Set down the material below word for word, excluding the pictures.
★ ★ ★
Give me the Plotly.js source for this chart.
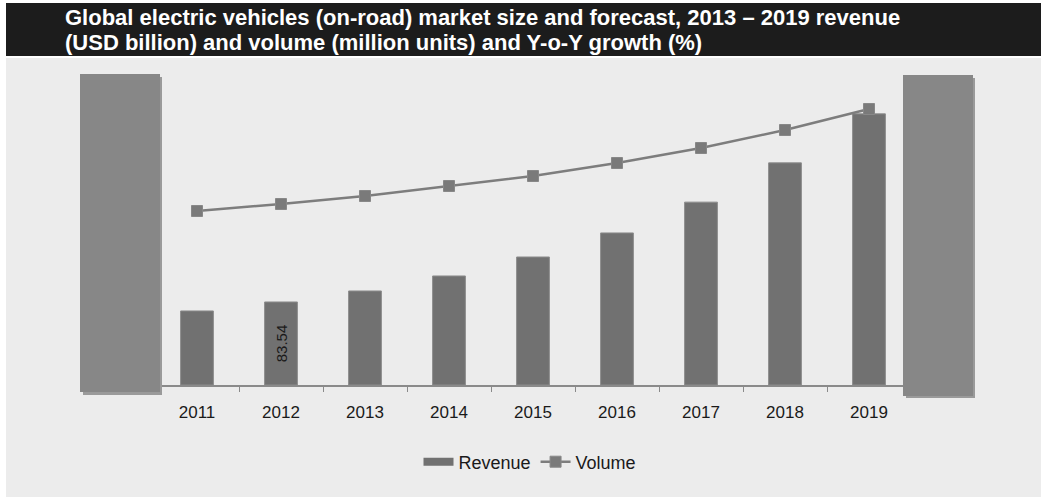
<!DOCTYPE html>
<html>
<head>
<meta charset="utf-8">
<script src="https://cdn.plot.ly/plotly-3.0.1.min.js"></script>
<style>html,body{margin:0;padding:0;background:#fff;}#chart{width:1041px;height:497px;}</style>
</head>
<body>
<div id="chart"></div>
<script>
const years = ['2011','2012','2013','2014','2015','2016','2017','2018','2019'];
const revenue = [74.5, 83.54, 94.6, 109.7, 128.8, 153.0, 184.0, 223.5, 272.8];
const revenueLabels = ['', '83.54', '', '', '', '', '', '', ''];
const volume = [1.74, 1.81, 1.89, 1.99, 2.09, 2.22, 2.37, 2.55, 2.76];
const titleLine1 = 'Global electric vehicles (on-road) market size and forecast, 2013 \u2013 2019 revenue';
const titleLine2 = '(USD billion) and volume (million units) and Y-o-Y growth (%)';

const W = 1041, H = 497;
const mL = 155, mR = 130, mT = 60, mB = 112;
const PW = W - mL - mR, PH = H - mT - mB;
const px = v => (v - mL) / PW;
const py = v => ((H - mB) - v) / PH;
const FONT = 'Liberation Sans, Arial, sans-serif';

const traces = [
  {
    type: 'bar', name: 'Revenue', x: years, y: revenue, showlegend: false,
    text: revenueLabels, textposition: 'inside', textangle: -90,
    insidetextanchor: 'middle', constraintext: 'none',
    textfont: {family: FONT, size: 15, color: '#1a1a1a'},
    width: 0.39,
    marker: {color: '#717171', line: {color: '#8c8c8c', width: 1}}
  },
  {
    type: 'scatter', mode: 'lines', name: 'Revenue', x: [null], y: [null],
    line: {color: '#717171', width: 8}, showlegend: true
  },
  {
    type: 'scatter', mode: 'lines+markers', name: 'Volume', x: years, y: volume,
    yaxis: 'y2',
    line: {color: '#7d7d7d', width: 2.5},
    marker: {symbol: 'square', size: 11, color: '#7a7a7a', line: {color: '#888', width: 1}}
  }
];

const layout = {
  width: W, height: H,
  margin: {l: mL, r: mR, t: mT, b: mB, pad: 0},
  paper_bgcolor: '#ffffff',
  plot_bgcolor: 'rgba(0,0,0,0)',
  font: {family: FONT, color: '#1a1a1a'},
  showlegend: true,
  legend: {
    orientation: 'h', x: px(530), xanchor: 'center',
    y: py(462), yanchor: 'middle',
    font: {size: 18, color: '#1a1a1a'}, bgcolor: 'rgba(0,0,0,0)',
    itemwidth: 30, traceorder: 'normal', tracegroupgap: 0
  },
  xaxis: {
    type: 'category', range: [-0.5, 8.5], fixedrange: true,
    showline: true, linecolor: '#8a8a8a', linewidth: 1.5,
    ticks: 'outside', tickson: 'boundaries', ticklen: 5, tickcolor: '#8a8a8a',
    showgrid: false, zeroline: false,
    tickfont: {size: 17, color: '#1a1a1a'}, ticklabelstandoff: 11
  },
  yaxis: {
    range: [0, 327], visible: false, showgrid: false, zeroline: false, fixedrange: true
  },
  yaxis2: {
    overlaying: 'y', side: 'right', range: [0, 3.25], visible: false,
    showgrid: false, zeroline: false, fixedrange: true
  },
  shapes: [
    {type: 'rect', xref: 'paper', yref: 'paper', layer: 'below',
     x0: px(6), x1: px(W), y0: py(H), y1: py(58),
     fillcolor: '#ececec', line: {width: 0}},
    {type: 'rect', xref: 'paper', yref: 'paper', layer: 'below',
     x0: px(6), x1: px(W), y0: py(56), y1: py(3),
     fillcolor: '#1c1c1c', line: {width: 0}},
    {type: 'rect', xref: 'paper', yref: 'paper', layer: 'above',
     x0: px(83), x1: px(162), y0: py(395), y1: py(77),
     fillcolor: '#9a9a9a', line: {width: 0}},
    {type: 'rect', xref: 'paper', yref: 'paper', layer: 'above',
     x0: px(80), x1: px(160), y0: py(392), y1: py(74),
     fillcolor: '#878787', line: {width: 0}},
    {type: 'rect', xref: 'paper', yref: 'paper', layer: 'above',
     x0: px(906), x1: px(975), y0: py(398), y1: py(78),
     fillcolor: '#9a9a9a', line: {width: 0}},
    {type: 'rect', xref: 'paper', yref: 'paper', layer: 'above',
     x0: px(903), x1: px(973), y0: py(396), y1: py(75),
     fillcolor: '#878787', line: {width: 0}}
  ],
  annotations: [
    {text: '<b>' + titleLine1 + '</b>', xref: 'paper', yref: 'paper', showarrow: false,
     x: px(63), xanchor: 'left', y: py(17.5), yanchor: 'middle',
     font: {size: 22, color: '#ffffff', family: FONT}},
    {text: '<b>' + titleLine2 + '</b>', xref: 'paper', yref: 'paper', showarrow: false,
     x: px(63), xanchor: 'left', y: py(43), yanchor: 'middle',
     font: {size: 22, color: '#ffffff', family: FONT}}
  ]
};

Plotly.newPlot('chart', traces, layout, {staticPlot: true, displayModeBar: false});
</script>
</body>
</html>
★ ★ ★
> Task result
Give me the Plotly.js source for this chart.
<!DOCTYPE html>
<html>
<head>
<meta charset="utf-8">
<script src="https://cdn.plot.ly/plotly-3.0.1.min.js"></script>
<style>html,body{margin:0;padding:0;background:#fff;}#chart{width:1041px;height:497px;}</style>
</head>
<body>
<div id="chart"></div>
<script>
const years = ['2011','2012','2013','2014','2015','2016','2017','2018','2019'];
const revenue = [74.5, 83.54, 94.6, 109.7, 128.8, 153.0, 184.0, 223.5, 272.8];
const revenueLabels = ['', '83.54', '', '', '', '', '', '', ''];
const volume = [1.74, 1.81, 1.89, 1.99, 2.09, 2.22, 2.37, 2.55, 2.76];
const titleLine1 = 'Global electric vehicles (on-road) market size and forecast, 2013 \u2013 2019 revenue';
const titleLine2 = '(USD billion) and volume (million units) and Y-o-Y growth (%)';

const W = 1041, H = 497;
const mL = 155, mR = 130, mT = 60, mB = 112;
const PW = W - mL - mR, PH = H - mT - mB;
const px = v => (v - mL) / PW;
const py = v => ((H - mB) - v) / PH;
const FONT = 'Liberation Sans, Arial, sans-serif';

const traces = [
  {
    type: 'bar', name: 'Revenue', x: years, y: revenue, showlegend: false,
    text: revenueLabels, textposition: 'inside', textangle: -90,
    insidetextanchor: 'middle', constraintext: 'none',
    textfont: {family: FONT, size: 15, color: '#1a1a1a'},
    width: 0.39,
    marker: {color: '#717171', line: {color: '#8c8c8c', width: 1}}
  },
  {
    type: 'scatter', mode: 'lines', name: 'Revenue', x: [null], y: [null],
    line: {color: '#717171', width: 8}, showlegend: true
  },
  {
    type: 'scatter', mode: 'lines+markers', name: 'Volume', x: years, y: volume,
    yaxis: 'y2',
    line: {color: '#7d7d7d', width: 2.5},
    marker: {symbol: 'square', size: 11, color: '#7a7a7a', line: {color: '#888', width: 1}}
  }
];

const layout = {
  width: W, height: H,
  margin: {l: mL, r: mR, t: mT, b: mB, pad: 0},
  paper_bgcolor: '#ffffff',
  plot_bgcolor: 'rgba(0,0,0,0)',
  font: {family: FONT, color: '#1a1a1a'},
  showlegend: true,
  legend: {
    orientation: 'h', x: px(530), xanchor: 'center',
    y: py(462), yanchor: 'middle',
    font: {size: 18, color: '#1a1a1a'}, bgcolor: 'rgba(0,0,0,0)',
    itemwidth: 30, traceorder: 'normal', tracegroupgap: 0
  },
  xaxis: {
    type: 'category', range: [-0.5, 8.5], fixedrange: true,
    showline: true, linecolor: '#8a8a8a', linewidth: 1.5,
    ticks: 'outside', tickson: 'boundaries', ticklen: 5, tickcolor: '#8a8a8a',
    showgrid: false, zeroline: false,
    tickfont: {size: 17, color: '#1a1a1a'}, ticklabelstandoff: 11
  },
  yaxis: {
    range: [0, 327], visible: false, showgrid: false, zeroline: false, fixedrange: true
  },
  yaxis2: {
    overlaying: 'y', side: 'right', range: [0, 3.25], visible: false,
    showgrid: false, zeroline: false, fixedrange: true
  },
  shapes: [
    {type: 'rect', xref: 'paper', yref: 'paper', layer: 'below',
     x0: px(6), x1: px(W), y0: py(H), y1: py(58),
     fillcolor: '#ececec', line: {width: 0}},
    {type: 'rect', xref: 'paper', yref: 'paper', layer: 'below',
     x0: px(6), x1: px(W), y0: py(56), y1: py(3),
     fillcolor: '#1c1c1c', line: {width: 0}},
    {type: 'rect', xref: 'paper', yref: 'paper', layer: 'above',
     x0: px(83), x1: px(162), y0: py(395), y1: py(77),
     fillcolor: '#9a9a9a', line: {width: 0}},
    {type: 'rect', xref: 'paper', yref: 'paper', layer: 'above',
     x0: px(80), x1: px(160), y0: py(392), y1: py(74),
     fillcolor: '#878787', line: {width: 0}},
    {type: 'rect', xref: 'paper', yref: 'paper', layer: 'above',
     x0: px(906), x1: px(975), y0: py(398), y1: py(78),
     fillcolor: '#9a9a9a', line: {width: 0}},
    {type: 'rect', xref: 'paper', yref: 'paper', layer: 'above',
     x0: px(903), x1: px(973), y0: py(396), y1: py(75),
     fillcolor: '#878787', line: {width: 0}}
  ],
  annotations: [
    {text: '<b>' + titleLine1 + '</b>', xref: 'paper', yref: 'paper', showarrow: false,
     x: px(63), xanchor: 'left', y: py(17.5), yanchor: 'middle',
     font: {size: 22, color: '#ffffff', family: FONT}},
    {text: '<b>' + titleLine2 + '</b>', xref: 'paper', yref: 'paper', showarrow: false,
     x: px(63), xanchor: 'left', y: py(43), yanchor: 'middle',
     font: {size: 22, color: '#ffffff', family: FONT}}
  ]
};

Plotly.newPlot('chart', traces, layout, {staticPlot: true, displayModeBar: false});
</script>
</body>
</html>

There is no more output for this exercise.